--- start of Dataset extract ---
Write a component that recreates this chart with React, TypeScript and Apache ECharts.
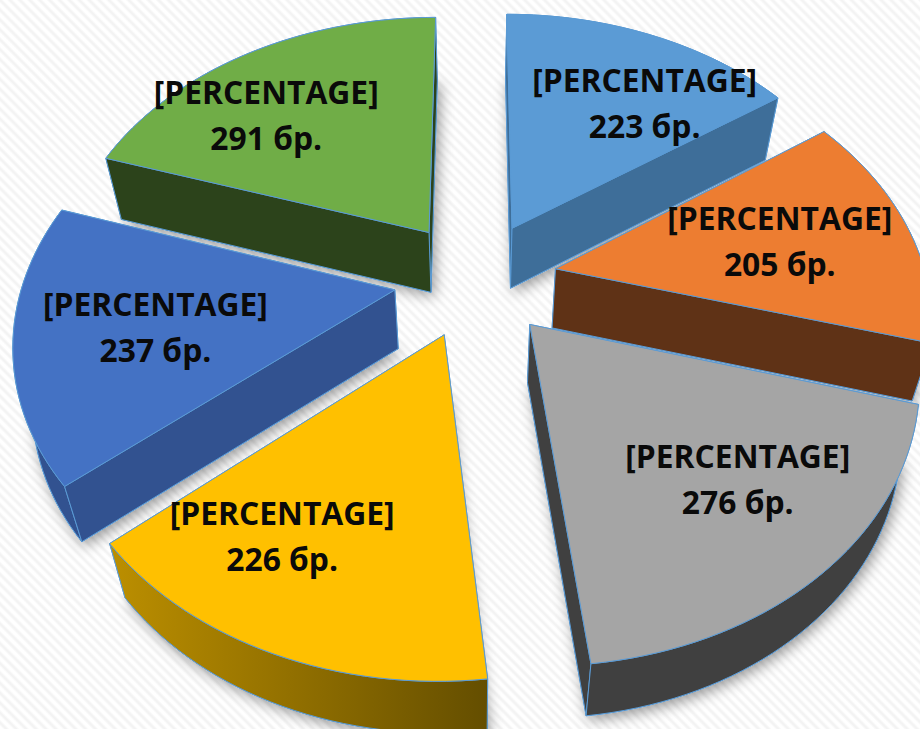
import React, { useEffect, useRef } from "react";
import * as echarts from "echarts";

const categories = ["A", "B", "C", "D", "E", "F"];
const counts = [223, 205, 276, 226, 237, 291];
const labelTemplate = "[PERCENTAGE]";
const unit = "бр.";
const topColors = ["#5B9BD5", "#ED7D31", "#A5A5A5", "#FFC000", "#4472C4", "#70AD47"];
const sideColors = ["#3E6E99", "#5F3216", "#404040", "", "#325290", "#2C431B"];

// projection of the tilted pie
const CX = 475.5, CY = 278.5, A = 371, B = 266, P = 0.17, EXPLODE = 0.22;
const DEPTH = 59, KX = 0.958, KY = 0.982, LABEL_R = 0.68;
const LABEL_TURN = [10, 1, -3, 7, -2, -9];
const LABEL_DX = [-1, -18, 8, -18, 17, -6];
const LABEL_DY = [-2, -2, 1.5, 10, -6, -6];

const project = (X: number, Y: number): number[] => {
  const s = 1 / (1 + P * Y);
  return [CX + A * X * s, CY - B * Y * s];
};
const lower = (p: number[]): number[] => [CX + (p[0] - CX) * KX, CY + (p[1] - CY) * KY + DEPTH];
const EDGE = "#5B9BD5";
const total = counts.reduce((a, b) => a + b, 0);

function renderItem(params: any, api: any) {
  const i = params.dataIndex;
  const v = api.value(1);
  const before = counts.slice(0, i).reduce((a, b) => a + b, 0);
  const t0 = (before / total) * Math.PI * 2;
  const t1 = ((before + v) / total) * Math.PI * 2;
  const mid = (t0 + t1) / 2;
  const ox = EXPLODE * Math.sin(mid), oy = EXPLODE * Math.cos(mid);
  const apex = project(ox, oy);
  const arc: number[][] = [];
  const arcY: number[] = [];
  const n = Math.ceil((t1 - t0) / 0.03);
  for (let k = 0; k <= n; k++) {
    const t = t0 + ((t1 - t0) * k) / n;
    arc.push(project(ox + Math.sin(t), oy + Math.cos(t)));
    arcY.push(oy + Math.cos(t));
  }
  const topPts = [apex, ...arc];
  const lowApex = lower(apex);
  const lowArc = arc.map(lower);
  const side: any = sideColors[i] || {
    type: "linear", x: 0, y: 0, x2: 1, y2: 0,
    colorStops: [{ offset: 0, color: "#BC8F00" }, { offset: 1, color: "#644E00" }],
  };
  const flat = sideColors[i] || "#7F6000";
  const base = Math.round(-oy * 100) * 20;
  const line = { stroke: EDGE, lineWidth: 1 };
  const poly = (pts: number[][], fill: any, z: number, extra: any = {}) => ({
    type: "polygon", silent: true, z2: base + z,
    shape: { points: pts }, style: { fill, ...line, ...extra },
  });
  const wall = (a: number[], b: number[]) => [a, b, lower(b), lower(a)];
  const rim = [...arc, ...lowArc.slice().reverse()];
  const wallStart = wall(apex, arc[0]);
  const wallEnd = wall(apex, arc[n]);
  const wallOrder = [
    { pts: rim, y: arcY.reduce((a, b) => a + b, 0) / arcY.length, fill: side },
    { pts: wallStart, y: (oy + arcY[0]) / 2, fill: flat },
    { pts: wallEnd, y: (oy + arcY[n]) / 2, fill: flat },
  ].sort((a, b) => b.y - a.y);
  const children: any[] = [
    poly([lowApex, ...lowArc], flat, 0, {
      shadowBlur: 14, shadowColor: "rgba(0,0,0,0.4)", shadowOffsetX: 3, shadowOffsetY: 4,
    }),
    ...wallOrder.map((w, k) => poly(w.pts, w.fill, k + 1)),
    poly(topPts, topColors[i], 6),
  ];
  const lt = mid + (LABEL_TURN[i] * Math.PI) / 180;
  const at = project(ox + LABEL_R * Math.sin(lt), oy + LABEL_R * Math.cos(lt));
  children.push({
    type: "text", silent: true, z2: 9000,
    style: {
      text: `${labelTemplate}\n${v} ${unit}`,
      x: at[0] + LABEL_DX[i], y: at[1] + LABEL_DY[i], align: "center", verticalAlign: "middle",
      font: 'bold 31.8px "Open Sans", sans-serif', lineHeight: 46, fill: "#0A0A0A",
    },
  });
  return { type: "group", children };
}

export default function App() {
  const ref = useRef<HTMLDivElement>(null);
  useEffect(() => {
    document.body.style.margin = "0";
    const chart = echarts.init(ref.current!, undefined, { renderer: "svg" });
    chart.setOption({
      animation: false,
      series: [{
        type: "custom", coordinateSystem: "none", clip: false,
        renderItem,
        data: categories.map((c, i) => [c, counts[i]]),
      }],
    });
    return () => chart.dispose();
  }, []);
  return (
    <div ref={ref} style={{
      width: 920, height: 729, overflow: "hidden",
      background: "repeating-linear-gradient(45deg,#ffffff 0px,#ffffff 2px,#f3f3f3 4px,#f3f3f3 5px,#ffffff 7px)",
    }} />
  );
}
--- end of Dataset extract ---
▸ **Instructions to follow**
Without the pictures, transcribe the listing above exactly.

▸ **Written reply**
Write a component that recreates this chart with React, TypeScript and Apache ECharts.
import React, { useEffect, useRef } from "react";
import * as echarts from "echarts";

const categories = ["A", "B", "C", "D", "E", "F"];
const counts = [223, 205, 276, 226, 237, 291];
const labelTemplate = "[PERCENTAGE]";
const unit = "бр.";
const topColors = ["#5B9BD5", "#ED7D31", "#A5A5A5", "#FFC000", "#4472C4", "#70AD47"];
const sideColors = ["#3E6E99", "#5F3216", "#404040", "", "#325290", "#2C431B"];

// projection of the tilted pie
const CX = 475.5, CY = 278.5, A = 371, B = 266, P = 0.17, EXPLODE = 0.22;
const DEPTH = 59, KX = 0.958, KY = 0.982, LABEL_R = 0.68;
const LABEL_TURN = [10, 1, -3, 7, -2, -9];
const LABEL_DX = [-1, -18, 8, -18, 17, -6];
const LABEL_DY = [-2, -2, 1.5, 10, -6, -6];

const project = (X: number, Y: number): number[] => {
  const s = 1 / (1 + P * Y);
  return [CX + A * X * s, CY - B * Y * s];
};
const lower = (p: number[]): number[] => [CX + (p[0] - CX) * KX, CY + (p[1] - CY) * KY + DEPTH];
const EDGE = "#5B9BD5";
const total = counts.reduce((a, b) => a + b, 0);

function renderItem(params: any, api: any) {
  const i = params.dataIndex;
  const v = api.value(1);
  const before = counts.slice(0, i).reduce((a, b) => a + b, 0);
  const t0 = (before / total) * Math.PI * 2;
  const t1 = ((before + v) / total) * Math.PI * 2;
  const mid = (t0 + t1) / 2;
  const ox = EXPLODE * Math.sin(mid), oy = EXPLODE * Math.cos(mid);
  const apex = project(ox, oy);
  const arc: number[][] = [];
  const arcY: number[] = [];
  const n = Math.ceil((t1 - t0) / 0.03);
  for (let k = 0; k <= n; k++) {
    const t = t0 + ((t1 - t0) * k) / n;
    arc.push(project(ox + Math.sin(t), oy + Math.cos(t)));
    arcY.push(oy + Math.cos(t));
  }
  const topPts = [apex, ...arc];
  const lowApex = lower(apex);
  const lowArc = arc.map(lower);
  const side: any = sideColors[i] || {
    type: "linear", x: 0, y: 0, x2: 1, y2: 0,
    colorStops: [{ offset: 0, color: "#BC8F00" }, { offset: 1, color: "#644E00" }],
  };
  const flat = sideColors[i] || "#7F6000";
  const base = Math.round(-oy * 100) * 20;
  const line = { stroke: EDGE, lineWidth: 1 };
  const poly = (pts: number[][], fill: any, z: number, extra: any = {}) => ({
    type: "polygon", silent: true, z2: base + z,
    shape: { points: pts }, style: { fill, ...line, ...extra },
  });
  const wall = (a: number[], b: number[]) => [a, b, lower(b), lower(a)];
  const rim = [...arc, ...lowArc.slice().reverse()];
  const wallStart = wall(apex, arc[0]);
  const wallEnd = wall(apex, arc[n]);
  const wallOrder = [
    { pts: rim, y: arcY.reduce((a, b) => a + b, 0) / arcY.length, fill: side },
    { pts: wallStart, y: (oy + arcY[0]) / 2, fill: flat },
    { pts: wallEnd, y: (oy + arcY[n]) / 2, fill: flat },
  ].sort((a, b) => b.y - a.y);
  const children: any[] = [
    poly([lowApex, ...lowArc], flat, 0, {
      shadowBlur: 14, shadowColor: "rgba(0,0,0,0.4)", shadowOffsetX: 3, shadowOffsetY: 4,
    }),
    ...wallOrder.map((w, k) => poly(w.pts, w.fill, k + 1)),
    poly(topPts, topColors[i], 6),
  ];
  const lt = mid + (LABEL_TURN[i] * Math.PI) / 180;
  const at = project(ox + LABEL_R * Math.sin(lt), oy + LABEL_R * Math.cos(lt));
  children.push({
    type: "text", silent: true, z2: 9000,
    style: {
      text: `${labelTemplate}\n${v} ${unit}`,
      x: at[0] + LABEL_DX[i], y: at[1] + LABEL_DY[i], align: "center", verticalAlign: "middle",
      font: 'bold 31.8px "Open Sans", sans-serif', lineHeight: 46, fill: "#0A0A0A",
    },
  });
  return { type: "group", children };
}

export default function App() {
  const ref = useRef<HTMLDivElement>(null);
  useEffect(() => {
    document.body.style.margin = "0";
    const chart = echarts.init(ref.current!, undefined, { renderer: "svg" });
    chart.setOption({
      animation: false,
      series: [{
        type: "custom", coordinateSystem: "none", clip: false,
        renderItem,
        data: categories.map((c, i) => [c, counts[i]]),
      }],
    });
    return () => chart.dispose();
  }, []);
  return (
    <div ref={ref} style={{
      width: 920, height: 729, overflow: "hidden",
      background: "repeating-linear-gradient(45deg,#ffffff 0px,#ffffff 2px,#f3f3f3 4px,#f3f3f3 5px,#ffffff 7px)",
    }} />
  );
}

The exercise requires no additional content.